Voice in the Wilderness

The news about the "war on terror" your local newspaper won't print.

Thursday, June 09, 2005

Looking for a Few Good Hostages

Military recruiters have had it rough recently. The Army is projecting that it will fall short of its annual recruiting goal for the first time since 1999.

Seems that young men and women and their parents wouldn't mind joining up for four years if it means a subsidized college education and job experience, but they draw the line at joining forever with the possibility of getting blown up in Iraq.


Some of the options being discussed at the highest levels include adding bonuses, increasing subsidies for college and so on.
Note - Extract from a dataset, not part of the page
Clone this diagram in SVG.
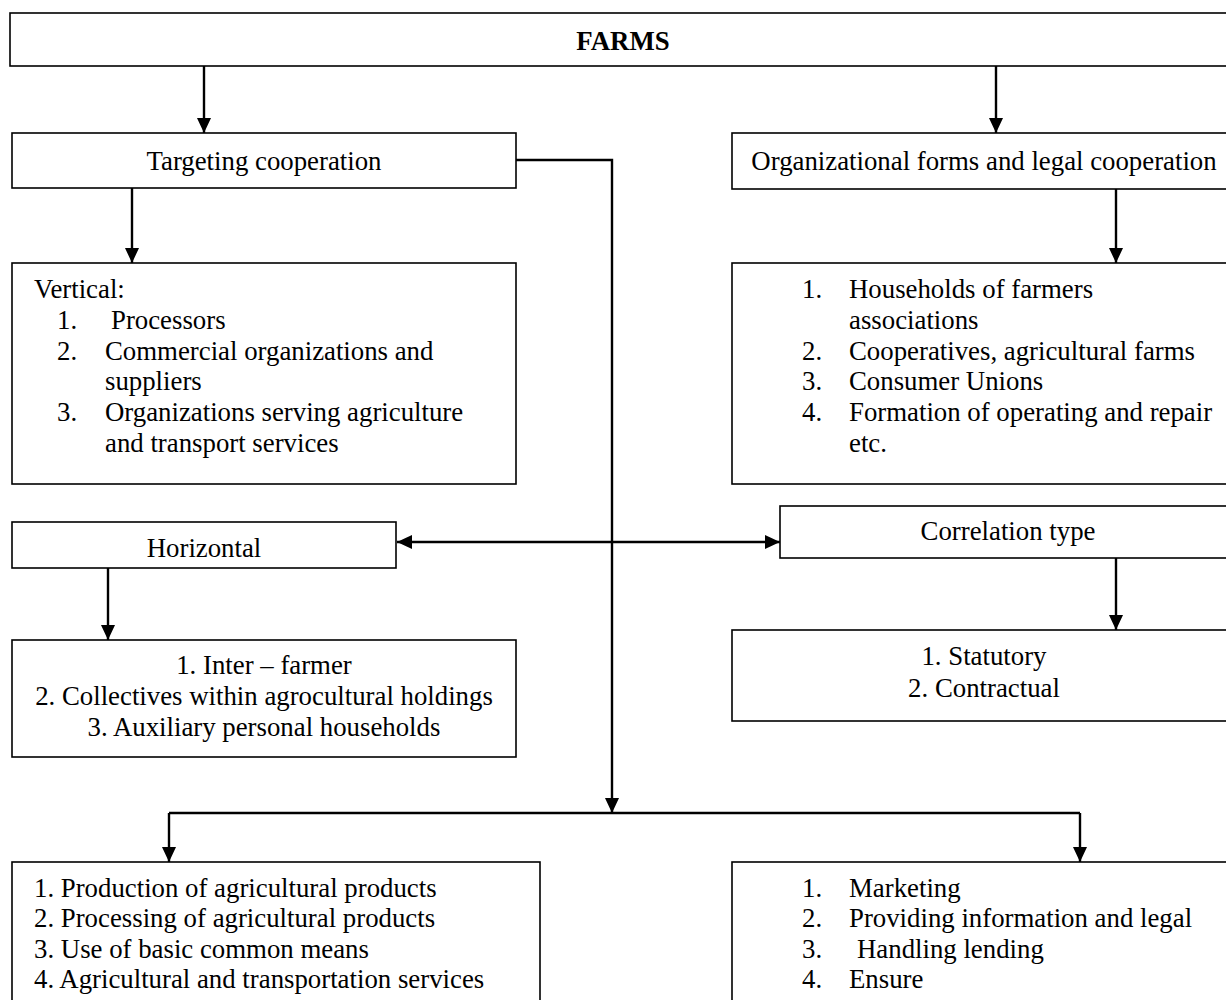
<svg xmlns="http://www.w3.org/2000/svg" width="1226" height="1000" viewBox="0 0 1226 1000">
<style>
.box{fill:#fff;stroke:#000;stroke-width:1.6}
.t{font-family:"Liberation Serif","Times New Roman",serif;font-size:26.8px;fill:#000}
.c{text-anchor:middle}
.b{font-weight:bold}
.con{fill:none;stroke:#000;stroke-width:2.4}
</style>
<defs>
<marker id="ah" markerUnits="userSpaceOnUse" markerWidth="16" markerHeight="14" refX="15" refY="7" orient="auto">
<path d="M0,0 L15,7 L0,14 Z" fill="#000"/>
</marker>
</defs>
<rect width="1226" height="1000" fill="#fff"/>
<g id="farms"><rect class="box" x="10" y="13" width="1230" height="53"/><text class="t c b" x="623" y="50">FARMS</text></g>
<g id="targeting"><rect class="box" x="12" y="133" width="504" height="55"/><text class="t c" x="264" y="170">Targeting cooperation</text></g>
<g id="organizational"><rect class="box" x="732" y="133" width="508" height="56"/><text class="t c" x="984" y="170">Organizational forms and legal cooperation</text></g>
<g id="vertical"><rect class="box" x="12" y="263" width="504" height="221"/>
<text class="t" x="34" y="298">Vertical:</text>
<text class="t" x="57" y="329">1.</text><text class="t" x="111" y="329">Processors</text>
<text class="t" x="57" y="360">2.</text><text class="t" x="105" y="360">Commercial organizations and</text>
<text class="t" x="105" y="390">suppliers</text>
<text class="t" x="57" y="421">3.</text><text class="t" x="105" y="421">Organizations serving agriculture</text>
<text class="t" x="105" y="452">and transport services</text>
</g>
<g id="legalforms"><rect class="box" x="732" y="263" width="508" height="221"/>
<text class="t" x="802" y="298">1.</text><text class="t" x="849" y="298">Households of farmers</text>
<text class="t" x="849" y="329">associations</text>
<text class="t" x="802" y="360">2.</text><text class="t" x="849" y="360">Cooperatives, agricultural farms</text>
<text class="t" x="802" y="390">3.</text><text class="t" x="849" y="390">Consumer Unions</text>
<text class="t" x="802" y="421">4.</text><text class="t" x="849" y="421">Formation of operating and repair</text>
<text class="t" x="849" y="452">etc.</text>
</g>
<g id="horizontal"><rect class="box" x="12" y="522" width="384" height="46"/><text class="t c" x="204" y="557">Horizontal</text></g>
<g id="correlation"><rect class="box" x="780" y="506" width="460" height="52"/><text class="t c" x="1008" y="540">Correlation type</text></g>
<g id="horizontal-list"><rect class="box" x="12" y="640" width="504" height="117"/>
<text class="t c" x="264" y="674">1. Inter – farmer</text>
<text class="t c" x="264" y="705">2. Collectives within agrocultural holdings</text>
<text class="t c" x="264" y="736">3. Auxiliary personal households</text>
</g>
<g id="correlation-list"><rect class="box" x="732" y="630" width="508" height="91"/>
<text class="t c" x="984" y="665">1. Statutory</text>
<text class="t c" x="984" y="697">2. Contractual</text>
</g>
<g id="activities"><rect class="box" x="12" y="862" width="528" height="150"/>
<text class="t" x="34" y="897">1. Production of agricultural products</text>
<text class="t" x="34" y="927">2. Processing of agricultural products</text>
<text class="t" x="34" y="958">3. Use of basic common means</text>
<text class="t" x="34" y="988">4. Agricultural and transportation services</text>
</g>
<g id="services"><rect class="box" x="732" y="862" width="508" height="150"/>
<text class="t" x="802" y="897">1.</text><text class="t" x="849" y="897">Marketing</text>
<text class="t" x="802" y="927">2.</text><text class="t" x="849" y="927">Providing information and legal</text>
<text class="t" x="802" y="958">3.</text><text class="t" x="857" y="958">Handling lending</text>
<text class="t" x="802" y="988">4.</text><text class="t" x="849" y="988">Ensure</text>
</g>
<g id="connectors">
<path class="con" d="M204,66 V133" marker-end="url(#ah)"/>
<path class="con" d="M996,66 V133" marker-end="url(#ah)"/>
<path class="con" d="M132,188 V263" marker-end="url(#ah)"/>
<path class="con" d="M1116,189 V263" marker-end="url(#ah)"/>
<path class="con" d="M516,160 H612 V813" marker-end="url(#ah)"/>
<path class="con" d="M169,813 H1080"/>
<path class="con" d="M169,813 V862" marker-end="url(#ah)"/>
<path class="con" d="M1080,813 V862" marker-end="url(#ah)"/>
<path class="con" d="M612,542 H397" marker-end="url(#ah)"/>
<path class="con" d="M612,542 H780" marker-end="url(#ah)"/>
<path class="con" d="M108,568 V640" marker-end="url(#ah)"/>
<path class="con" d="M1116,558 V630" marker-end="url(#ah)"/>
</g>
</svg>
But little that's being mulled over can come close to what's come to public light recently.


In Colorado, one recruit related how recruiters told him how to fake getting a high school diploma so he could enlist. Another told a Denver TV station of similar attempts top falsify records. In Houston, recruiters allegedly told a young man he'd be arrested if he didn't show up for a recruitment appointment. (Read the full story.)

But even that's niggling stuff compared with what the Marines are being accused of on the west coast. In northern California, two Marine recruiters have been accused of sexual misconduct. Seems that Staff Sgt. Joseph Dunzweiler and Sgt. Brian Fukushima told a potential recruit that sex was a requirement for joining the Marines.

The investigation is being confined to the military; there are no civilian charges pending. And maybe it's just boys being boys. After all, these guys work hard.


But that doesn't excuse what apparently happened to a Seattle teenager named Axel Cobb. Susan Paynter, a columnist for the Seattle Post-Intelligencer, related an odyssey of harassment that started with repeated phone calls and included what could be described as kidnaping. (Read the entire story.) Paynter writes:
The next weekend, when Marcia [Axel's mother, Marcia Cobb] went to Seattle for the Folklife Festival and Axel was home alone, two recruiters showed up at the door.
Axel repeated the family mantra, but he was feeling frazzled and worn down by then. The sergeant was friendly but, at the same time, aggressively insistent. This time, when Axel said, "Not interested," the sarge turned surly, snapping, "You're making a big (bleeping) mistake!"

Next thing Axel knew, the same sergeant and another recruiter showed up at the LaConner Brewing Co., the restaurant where Axel works. And before Axel, an older cousin and other co-workers knew or understood what was happening, Axel was whisked away in a car.

"They said we were going somewhere but I didn't know we were going all the way to Seattle," Axel said.

Just a few tests. And so many free opportunities, the recruiters told him.
He could pursue his love of chemistry. He could serve anywhere he chose and leave any time he wanted on an "apathy discharge" if he didn't like it. And he wouldn't have to go to Iraq if he didn't want to.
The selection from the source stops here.